Le déchiffrage de ces pages griffonnées dans l’urgence fait basculer le récit dans le décor, cette fois tout à fait lunaire, d’une île perdue au sud de la Patagonie : un confetti de roche battu par les éléments, si isolé que le monde semble s’y dissoudre. Missionné sur place pour l'inspection d’un phare surnommé l’Oeil de Goliath, Bradley, ingénieur pourtant méthodique et parfaitement rationnel, se voit bientôt dépassé par ce qui tourne à l’épreuve de plus en plus déstabilisante. Entre l’isolement absolu, la perte progressive de tout repère, l’alliance traîtresse du vent et des vagues dans le surgissement sournois d’ombres et de voix inquiétantes, et même la bellicosité croissante des oiseaux ricochant dans la lumière du phare comme des entités malveillantes, tout concourt à fissurer les certitudes de cet homme habitué à tout expliquer. Dans ce décor minéral et hostile, la solitude agit comme un révélateur et, sapant les fragiles barrières érigées par la raison, confronte peu à peu l’esprit de Bradley aux spectres terribles qu’il croyait avoir terrassés.

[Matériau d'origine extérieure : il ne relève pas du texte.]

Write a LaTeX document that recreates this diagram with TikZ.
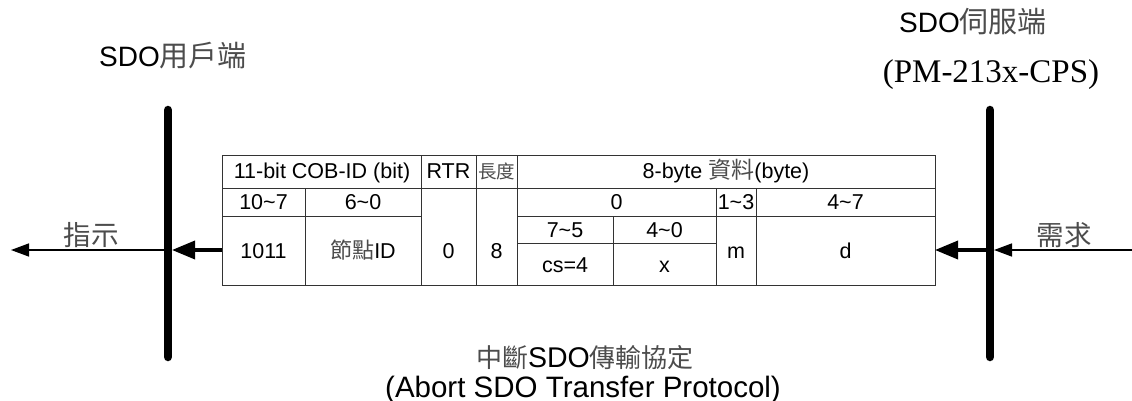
\documentclass[tikz,border=0pt]{standalone}
\usepackage{fontspec}
\setmainfont{Liberation Sans}
\newfontfamily\cjk{Noto Sans CJK TC}
\newfontfamily\tms{Liberation Serif}
\usetikzlibrary{arrows.meta}
\definecolor{cjkc}{gray}{0.3}
\newcommand{\fs}[1]{\fontsize{#1}{#1}\selectfont}
\newcommand{\zh}[2]{{\fs{#1}\cjk\color{cjkc}#2}}
\tikzset{
  grid/.style={draw=black!80, line width=1pt},
  bar/.style={line width=8.5pt, line cap=round},
  cell/.style={anchor=base, inner sep=0pt, font=\fs{21.5}},
  thick arrow/.style={line width=3.5pt, -{Triangle[length=23pt,width=18pt]}},
  thin arrow/.style={line width=1.5pt, -{Triangle[length=18pt,width=13pt]}},
  lbl/.style={inner sep=0pt, anchor=base},
}
\begin{document}
\begin{tikzpicture}[x=1pt,y=-1pt]
\useasboundingbox (0,0) rectangle (1132,401);
% bars
\draw[bar] (168,110) -- (168,357);
\draw[bar] (990,110) -- (990,357);
% table grid
\draw[grid] (222,155) rectangle (935,285);
\draw[grid] (222,188) -- (935,188);
\draw[grid] (222,216) -- (421,216);
\draw[grid] (517,216) -- (935,216);
\draw[grid] (517,243) -- (716,243);
\draw[grid] (305,188) -- (305,285);
\draw[grid] (421,155) -- (421,285);
\draw[grid] (476,155) -- (476,285);
\draw[grid] (517,155) -- (517,285);
\draw[grid] (613,216) -- (613,285);
\draw[grid] (716,188) -- (716,285);
\draw[grid] (756,188) -- (756,285);
% table texts
\node[cell] (h1) at (322,178) {11-bit COB-ID (bit)};
\node[cell] (h2) at (448.5,178) {RTR};
\node[cell] (h3) at (496.5,178) {\zh{18.5}{長度}};
\node[cell] (h4) at (726,178) {8-byte \zh{23}{資料}(byte)};
\node[cell] (r1) at (263.5,209) {10\char`~7};
\node[cell] (r2) at (363,209) {6\char`~0};
\node[cell] (r3) at (616.5,209) {0};
\node[cell] (r4) at (736,209) {1\char`~3};
\node[cell] (r5) at (845.5,209) {4\char`~7};
\node[cell] (c1) at (263.5,258) {1011};
\node[cell] (c2) at (363,258) {\zh{22}{節點}ID};
\node[cell] (c3) at (448.5,258) {0};
\node[cell] (c4) at (496.5,258) {8};
\node[cell] (s1) at (565,237) {7\char`~5};
\node[cell] (s2) at (664.5,237) {4\char`~0};
\node[cell] (s3) at (565,272) {cs=4};
\node[cell] (s4) at (664.5,272) {x};
\node[cell] (c5) at (736,258) {m};
\node[cell] (c6) at (845.5,258) {d};
% connector end points
\coordinate (tabL) at (222,250);
\coordinate (tabR) at (935,250);
\coordinate (barLr) at (172,250);
\coordinate (barLl) at (164,250);
\coordinate (barRl) at (986,250);
\coordinate (barRr) at (994,250);
\coordinate (farL) at (11,250);
\coordinate (farR) at (1132,250);
\draw[thick arrow] (tabL) -- (barLr);
\draw[thin arrow] (barLl) -- (farL);
\draw[thin arrow] (farR) -- (barRr);
\draw[thick arrow] (barRl) -- (tabR);
% labels
\node[lbl] (ind) at (91,245) {\zh{27.5}{指示}};
\node[lbl] (req) at (1064,245) {\zh{27.5}{需求}};
\node[lbl] (client) at (173,67) {\fs{28}SDO\zh{29}{用戶端}};
\node[lbl] (server) at (973,33) {\fs{28}SDO\zh{29}{伺服端}};
\node[lbl] (pm) at (991,83) {\fs{33}\tms (PM-213x-CPS)};
\node[lbl] (t1) at (585,367) {\fs{28.5}\zh{26}{中斷}SDO\zh{26}{傳輸協定}};
\node[lbl] (t2) at (583,397) {\fs{29.5}(Abort SDO Transfer Protocol)};
\end{tikzpicture}
\end{document}
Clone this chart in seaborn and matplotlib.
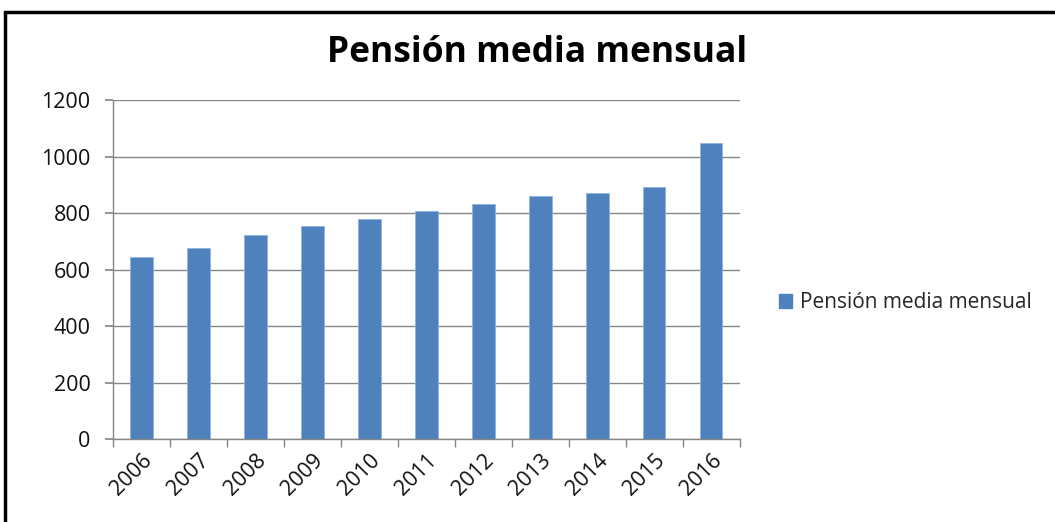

Cette construction en abyme et la porosité entre les deux strates narratives – l’une rationnelle, l’autre hallucinée – crée un effet de résonance, lui aussi très zweigien, où le passé raconté devient une force active, presque autonome, qui travaille les personnages du présent. En faisant glisser son roman d’un espace mental à l’autre, en une montée savamment orchestrée du trouble et de l’angoisse, Diego Muzzio donne à sentir l’installation de la folie comme un glissement progressif, une dérive silencieuse où les repères se brouillent avant même que la raison ne cède. Cette déformation intime, en irriguant peu à peu toute la structure du roman, gagne aussi le lecteur : d’abord plongé dans un esprit méthodique qui se laisse envahir par ce qui lui échappe, il ressent à son tour une propagation diffuse, une vibration qui circule d’un récit à l’autre, puis bientôt d’un personnage à l’autre, jusqu’à l’envelopper lui‑même dans son halo d’incertitude.

Habile à laisser s’installer le trouble dans une atmosphère vibrant subtilement d’une menace sourde, Diego Muzzio tisse son récit d’une inquiétude d’autant plus hypnotique que le déséquilibre mental, ici produit d’un traumatisme qu’en cette époque d’après‑guerre l’on peine encore à reconnaître, semble pouvoir, dans les mêmes circonstances, gagner n’importe qui. Preuve en est le dénouement qui, dans l’implacable déplacement qu’il opère, réserve au lecteur un ultime frisson qu’il n’avait pas vu venir. Coup de coeur. (5/5)

 

 

Citations :

L’imagination est la seule arme pour combattre la réalité.

Ainsi en était-il venu à concevoir que certaines formes de folie puissent se rapprocher du vertige qui nous saisit face au spectacle de l’infini ; à ceci près, pensait le médecin, que le contemplateur occasionnel peut se détourner des astres selon sa volonté, tandis que pour le malade cette même expérience est à la fois incontrôlable et permanente.